A second passage comes to us from a work of fiction, the celebrated novel of 1830, surely the height of Romanticism in France for a host of reasons, not least the eponymous Revolution of that Year. The hero Julien Sorel finds himself enrolled in a seminary, his entry level opportunity for a career of Napoleonic scope in Restoration France. Everyone around him hates him. He supposes this arise from difference, which engenders hatred. In the original
“Ma présomption s’est si souvent applaudie de ce que j’étais différent des autres jeunes paysans ! Eh bien, j’ai assez vécu pour voir que différence engendre haine“, se disait-il un matin.
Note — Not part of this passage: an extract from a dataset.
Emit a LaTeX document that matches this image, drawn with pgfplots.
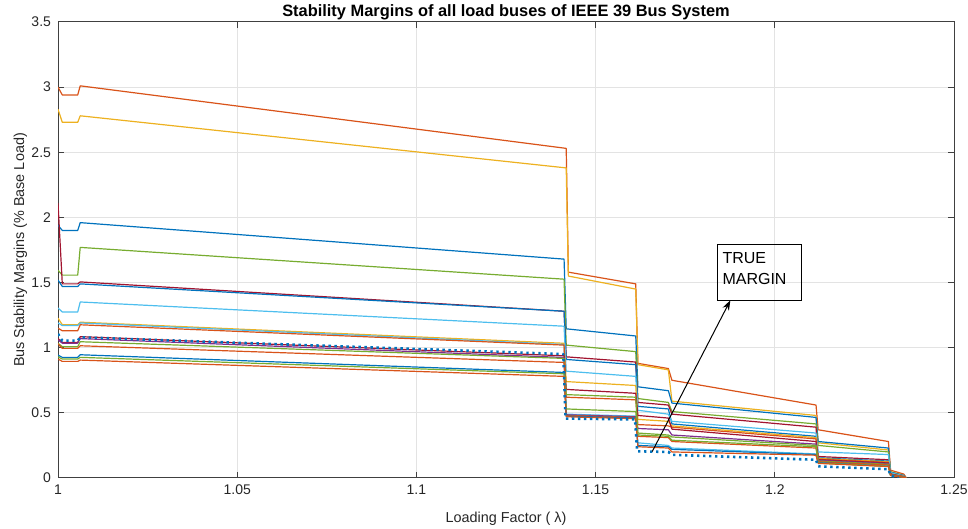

Cette grande vérité venait de lui être montrée par une de ses plus piquantes irréussites.
Trying to ingratiate himself with one of the others led only to more rejection:
Il avait travaillé huit jours à plaire à un élève qui vivait en odeur de sainteté.
or, more positively put, to a continued failure to communicate:
Il se promenait avec lui dans la cour, écoutant avec soumission des sottises à dormir debout. Tout à coup, le temps tourna à l’orage, le tonnerre gronda, et le saint élève s’écria, le repoussant d’une façon grossière:
— Ècoutez ; chacun pour soi dans ce monde, je ne veux pas être brûlé par le tonnerre : Dieu peut vous foudroyer comme un impie, comme un Voltaire.
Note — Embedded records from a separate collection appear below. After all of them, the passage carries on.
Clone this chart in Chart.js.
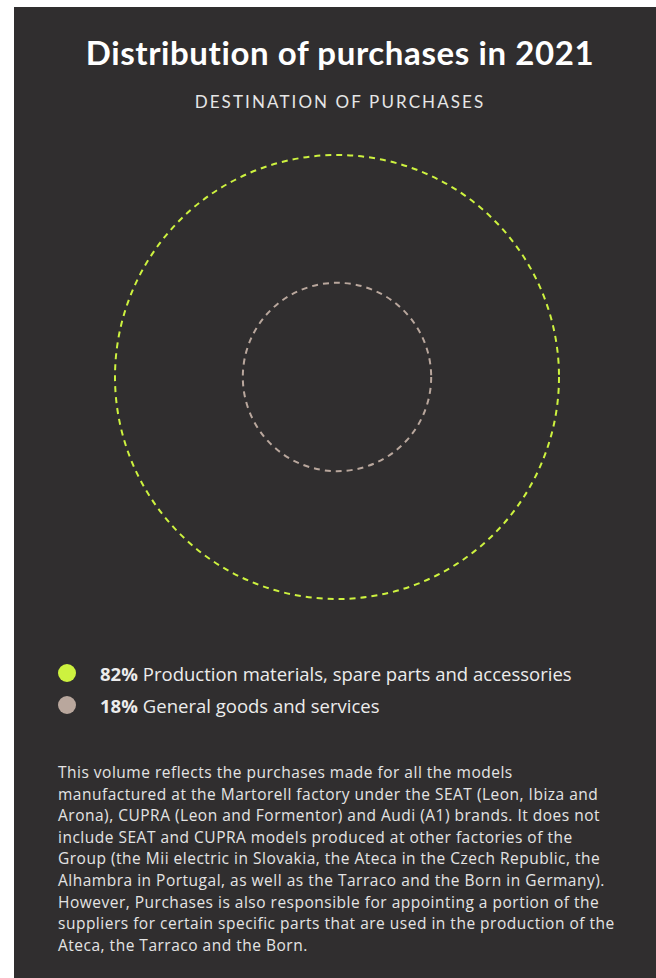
<!DOCTYPE html>
<html>
<head>
<meta charset="utf-8">
<script src="https://cdn.jsdelivr.net/npm/chart.js@4"></script>
<style>
  html, body { margin: 0; padding: 0; background: #fff; }
  body { width: 656px; height: 978px; position: relative; overflow: hidden; font-family: Lato, "Open Sans", sans-serif; }
  .panel { position: absolute; left: 14px; top: 7px; right: 0; bottom: 0; background: #302e2f; }
  h1 { position: absolute; left: 14px; width: 652px; top: 32px; margin: 0; text-align: center; color: #fff; font-size: 33px; font-weight: 700; letter-spacing: 0.6px; white-space: nowrap; }
  .sub { position: absolute; left: 14px; width: 652px; top: 91px; text-align: center; color: #e6e6e6; font-size: 17px; letter-spacing: 2.1px; }
  #wrap { position: absolute; left: 107px; top: 147px; width: 460px; height: 460px; }
  .legend { position: absolute; left: 58px; top: 657px; color: #ececec; font-family: "Open Sans", sans-serif; font-size: 18.5px; }
  .legend div { height: 32px; display: flex; align-items: center; white-space: nowrap; }
  .legend i { display: inline-block; width: 18px; height: 18px; border-radius: 50%; margin-right: 24px; }
  .legend b { margin-right: 5px; }
  .note { position: absolute; left: 58px; top: 762px; width: 598px; color: #e4e4e4; font-family: "Open Sans", sans-serif; font-size: 15.5px; letter-spacing: 0.5px; line-height: 21.6px; white-space: nowrap; }
</style>
</head>
<body>
<div class="panel"></div>
<h1>Distribution of purchases in 2021</h1>
<div class="sub">DESTINATION OF PURCHASES</div>
<div id="wrap"><canvas id="circles"></canvas></div>
<div class="legend" id="legend"></div>
<div class="note">This volume reflects the purchases made for all the models<br>manufactured at the Martorell factory under the SEAT (Leon, Ibiza and<br>Arona), CUPRA (Leon and Formentor) and Audi (A1) brands. It does not<br>include SEAT and CUPRA models produced at other factories of the<br>Group (the Mii electric in Slovakia, the Ateca in the Czech Republic, the<br>Alhambra in Portugal, as well as the Tarraco and the Born in Germany).<br>However, Purchases is also responsible for appointing a portion of the<br>suppliers for certain specific parts that are used in the production of the<br>Ateca, the Tarraco and the Born.</div>
<script>
const categories = ['Production materials, spare parts and accessories', 'General goods and services'];
const shares = [82, 18];
const colors = ['#cdf23f', '#b9a79d'];

// nested circles: each circle's area covers its own share plus the ones inside it
const cumulative = shares.map((v, i) => shares.slice(i).reduce((a, b) => a + b, 0));

const legend = document.getElementById('legend');
categories.forEach((name, i) => {
  const row = document.createElement('div');
  row.innerHTML = `<i style="background:${colors[i]}"></i><b>${shares[i]}%</b>${name}`;
  legend.appendChild(row);
});

const dashedCircles = {
  id: 'dashedCircles',
  afterDatasetsDraw(chart) {
    const { ctx, scales: { x } } = chart;
    const meta = chart.getDatasetMeta(0);
    ctx.save();
    ctx.lineWidth = 2;
    ctx.setLineDash([6, 5]);
    meta.data.forEach((pt, i) => {
      const r = x.getPixelForValue(Math.sqrt(cumulative[i])) - x.getPixelForValue(0);
      ctx.strokeStyle = colors[i];
      ctx.beginPath();
      ctx.arc(pt.x, pt.y, r, 0, Math.PI * 2);
      ctx.stroke();
    });
    ctx.restore();
  }
};

const chart = new Chart(document.getElementById('circles').getContext('2d'), {
  type: 'scatter',
  data: {
    labels: categories,
    datasets: [{
      data: shares.map(() => ({ x: 0, y: 0 })),
      pointRadius: 0,
    }],
  },
  options: {
    responsive: true,
    maintainAspectRatio: false,
    animation: false,
    layout: { padding: 0 },
    scales: {
      x: { display: false, min: -10.36, max: 10.36 },
      y: { display: false, min: -10.36, max: 10.36 },
    },
    plugins: {
      legend: { display: false },
      tooltip: { enabled: false },
    }
  },
  plugins: [dashedCircles]
});
</script>
</body>
</html>
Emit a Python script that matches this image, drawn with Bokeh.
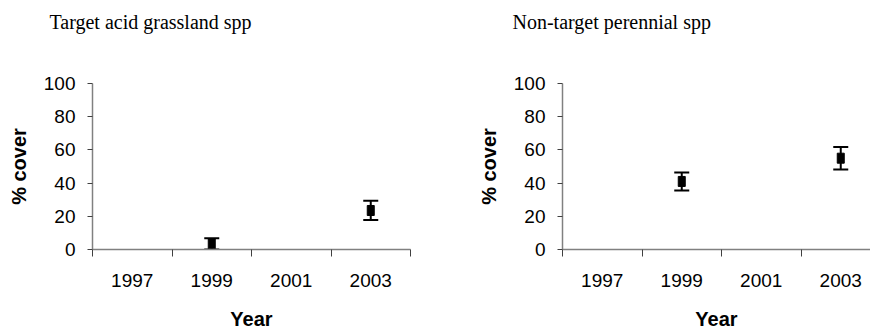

Les dents serrées de rage et les yeux ouvertes vers ce ciel sillonné par le foudre : “Je mériterais d’être submergé si je m’endors pendant la tempête!” s’écria Julien.
Just as being struck by lightning on account of a subjective belief is ununderstandable to Julien, so his cry that he ought to drown if he fell asleep during a thunder-storm made no impression on his seminarian fellow pupil.
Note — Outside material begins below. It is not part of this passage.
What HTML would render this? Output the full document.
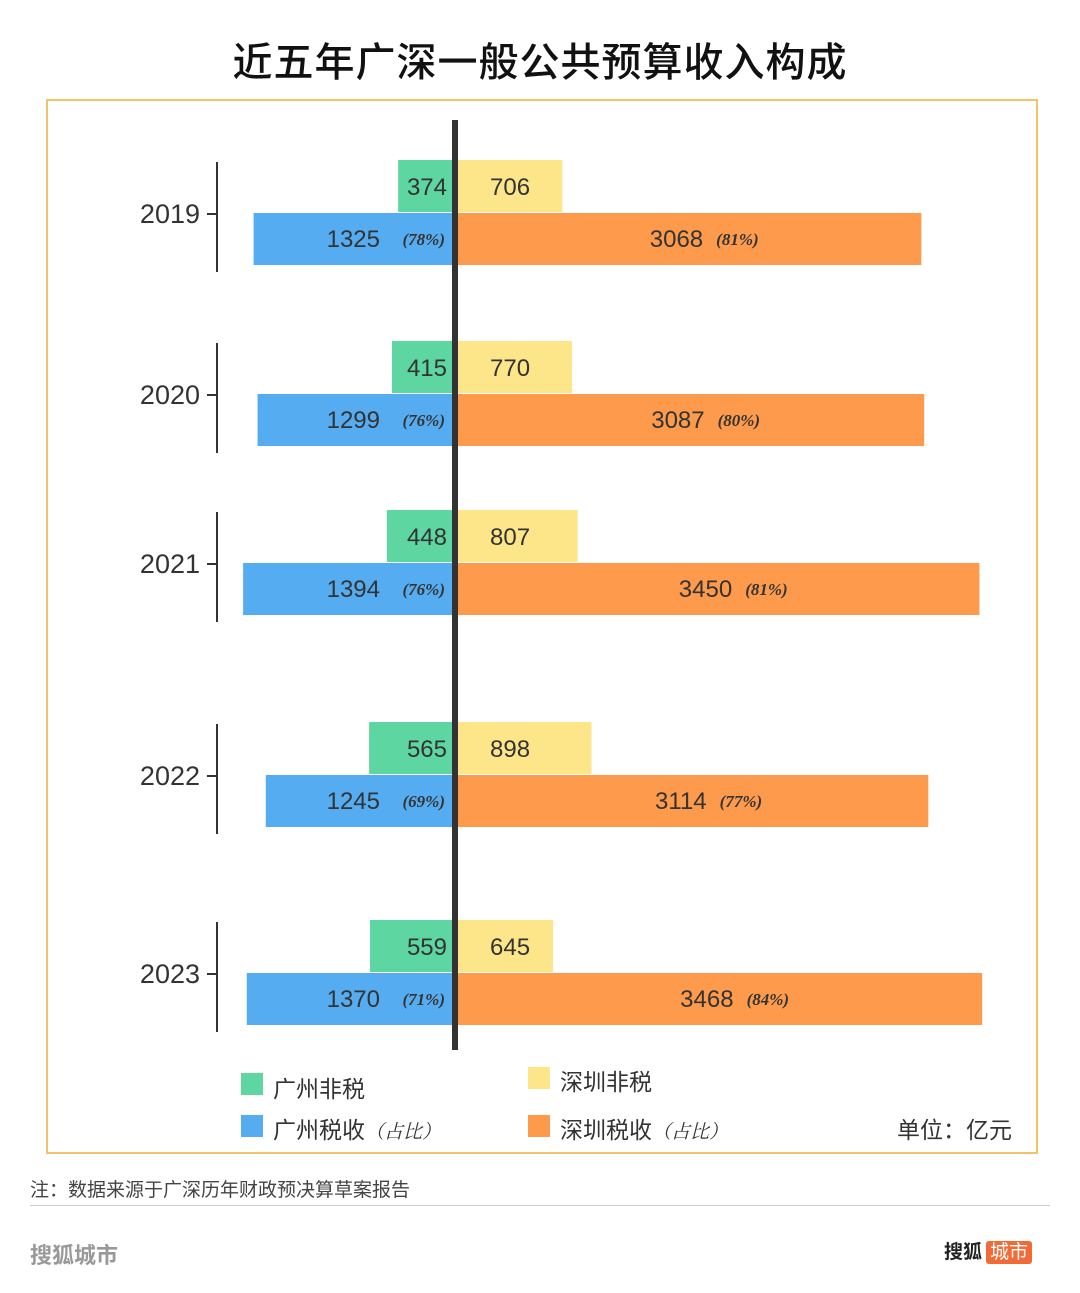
<!DOCTYPE html>
<html><head><meta charset="utf-8">
<style>
body{margin:0;width:1080px;height:1293px;background:#fff;font-family:"Liberation Sans","Noto Sans CJK SC",sans-serif;position:relative;overflow:hidden}
.abs{position:absolute}
</style></head><body>
<div class="abs" style="left:0;width:1080px;top:30px;text-align:center;font-size:40px;font-weight:500;color:#111;letter-spacing:1px">近五年广深一般公共预算收入构成</div>
<div class="abs" style="left:46px;top:99px;width:988px;height:1051px;border:2px solid #f2c46a"></div>
<svg class="abs" style="left:0;top:0" width="1080" height="1293" id="chart"></svg>
<div class="abs" style="left:0;top:0;font-size:23px;color:#333">
 <div class="abs" style="left:241px;top:1073px;width:22px;height:22px;background:#5dd6a1"></div>
 <div class="abs" style="left:273px;top:1070px;white-space:nowrap">广州非税</div>
 <div class="abs" style="left:241px;top:1115px;width:22px;height:22px;background:#56acf1"></div>
 <div class="abs" style="left:273px;top:1111px;white-space:nowrap">广州税收<i style="font-size:19px;font-family:'Liberation Serif','Noto Serif CJK SC',serif">（占比）</i></div>
 <div class="abs" style="left:528px;top:1067px;width:22px;height:22px;background:#fde58a"></div>
 <div class="abs" style="left:560px;top:1063px;white-space:nowrap">深圳非税</div>
 <div class="abs" style="left:528px;top:1115px;width:22px;height:22px;background:#fd9a4b"></div>
 <div class="abs" style="left:560px;top:1111px;white-space:nowrap">深圳税收<i style="font-size:19px;font-family:'Liberation Serif','Noto Serif CJK SC',serif">（占比）</i></div>
 <div class="abs" style="left:897px;top:1111px;white-space:nowrap">单位：亿元</div>
</div>
<div class="abs" style="left:30px;top:1175px;font-size:19px;color:#444">注：数据来源于广深历年财政预决算草案报告</div>
<div class="abs" style="left:30px;top:1205px;width:1020px;height:1px;background:#ccc"></div>
<div class="abs" style="left:30px;top:1238px;font-size:22px;color:#999;font-weight:bold">搜狐城市</div>
<div class="abs" style="left:944px;top:1237px;font-size:19px;color:#222;font-weight:bold">搜狐<span style="background:#f26b36;color:#fff;font-weight:normal;padding:1px 4px;border-radius:3px;margin-left:4px">城市</span></div>
<script>
const years=["2019","2020","2021","2022","2023"];
const gzNonTax=[374,415,448,565,559];
const szNonTax=[706,770,807,898,645];
const gzTax=[1325,1299,1394,1245,1370];
const szTax=[3068,3087,3450,3114,3468];
const gzPct=["78%","76%","76%","69%","71%"];
const szPct=["81%","80%","81%","77%","84%"];
const rowTop=[160,341,510,722,920];
const cx=455,k=0.152,bh=52;
const x=v=>v*k;
const svg=document.getElementById('chart');
const NS='http://www.w3.org/2000/svg';
function mk(tag,at){const e=document.createElementNS(NS,tag);for(const a in at)e.setAttribute(a,at[a]);svg.appendChild(e);return e;}
function txt(s,at){const e=mk('text',at);e.textContent=s;return e;}
years.forEach((y,i)=>{
 const t=rowTop[i];
 let r=mk('rect',{x:cx-x(gzNonTax[i]),y:t,width:x(gzNonTax[i]),height:bh,fill:'#5dd6a1'});
 
 r=mk('rect',{x:cx,y:t,width:x(szNonTax[i]),height:bh,fill:'#fde58a'});
 
 r=mk('rect',{x:cx-x(gzTax[i]),y:t+bh+1,width:x(gzTax[i]),height:bh,fill:'#56acf1'});
 
 r=mk('rect',{x:cx,y:t+bh+1,width:x(szTax[i]),height:bh,fill:'#fd9a4b'});
 
 const f='font-family:"Liberation Sans",sans-serif;font-size:24px;fill:#333';
 const pf='font-family:"Liberation Serif",serif;font-style:italic;font-weight:bold;font-size:17px;fill:#333';
 let e=txt(gzNonTax[i],{x:cx-8,y:t+35,'text-anchor':'end',style:f});
 
 e=txt(szNonTax[i],{x:cx+35,y:t+35,style:f});
 
 e=txt('('+gzPct[i]+')',{x:cx-10,y:t+bh+33,'text-anchor':'end',style:pf});
 
 e=txt(gzTax[i],{x:cx-75,y:t+bh+35,'text-anchor':'end',style:f});
 
 e=txt(szTax[i],{x:cx+x(szTax[i])/2+15,y:t+bh+35,'text-anchor':'end',style:f});
 
 e=txt('('+szPct[i]+')',{x:cx+x(szTax[i])/2+28,y:t+bh+33,style:pf});
 
 e=mk('line',{x1:217,x2:217,y1:t+2,y2:t+2*bh+8,stroke:'#333','stroke-width':2});
 
 e=mk('line',{x1:207,x2:217,y1:t+bh+2,y2:t+bh+2,stroke:'#333','stroke-width':2});
 
 e=txt(y,{x:200,y:t+bh+11,'text-anchor':'end',style:'font-family:"Liberation Sans",sans-serif;font-size:27px;fill:#333'});
 
});
const c=mk('rect',{x:cx-3,y:120,width:6,height:930,fill:'#333'});


</script>
</body></html>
Now the third passage is an extended riff. The Russian author of philosophically informed works of dramatic fiction, Dostoevsky in 1877 in his own journal, speaking about Serbian orphans, suddenly goes off at such great length about homesickness at boarding school, that most readers find just the same strong evidence of autobiography that we saw in Mr Koestler’s list of what is so familiar.
I think that in terms of tenderheartedness the Serbian villager is very like those children whom, perhaps you also can recall from your childhood: suddenly they find themselves in school, having come from a family or from a household that had suddenly broken up or dispersed. Until then, the boy had lived only at home and knew nothing apart from it, and suddenly, he has about a hundred classmates, new faces, noise, clamor and it’s all eminently different from home. Lord, what torment! At home he may have been cold and hungry, yet they loved him; and even if they didn’t love him, still, it was home; he was on his own there, but here — niot a kind word from his superiors; his teachers are strict; the subjects are so difficult; the corridors are so long; and there are such heartless rapscallions, bullies, and teases; his classmates are merciless:
You’d think they had not heart at all, that they never had a mother and a father!
Until then he’s been told that it’s terrible and disgraceful to lie and insult people, but here everyone lies, deceives, insults, and even worse they laugh when they see he’s shocked.
And then they took a dislike to him because he cries for his own cozy little next and “gives the whole class a black mark.” And so they set to pummeling him mercilessly, the whole class, all the time; and they do it just because they feel like it, not from anger, just for diversion.
We are reminded of the reason Seiffer was taunted by the young Iohannes Kepler.
Those are the associations that come to mind when I see the pictures of the Fiftieth Reunion of the Class of Nineteen Sixty-Four at the Boston Yacht Club.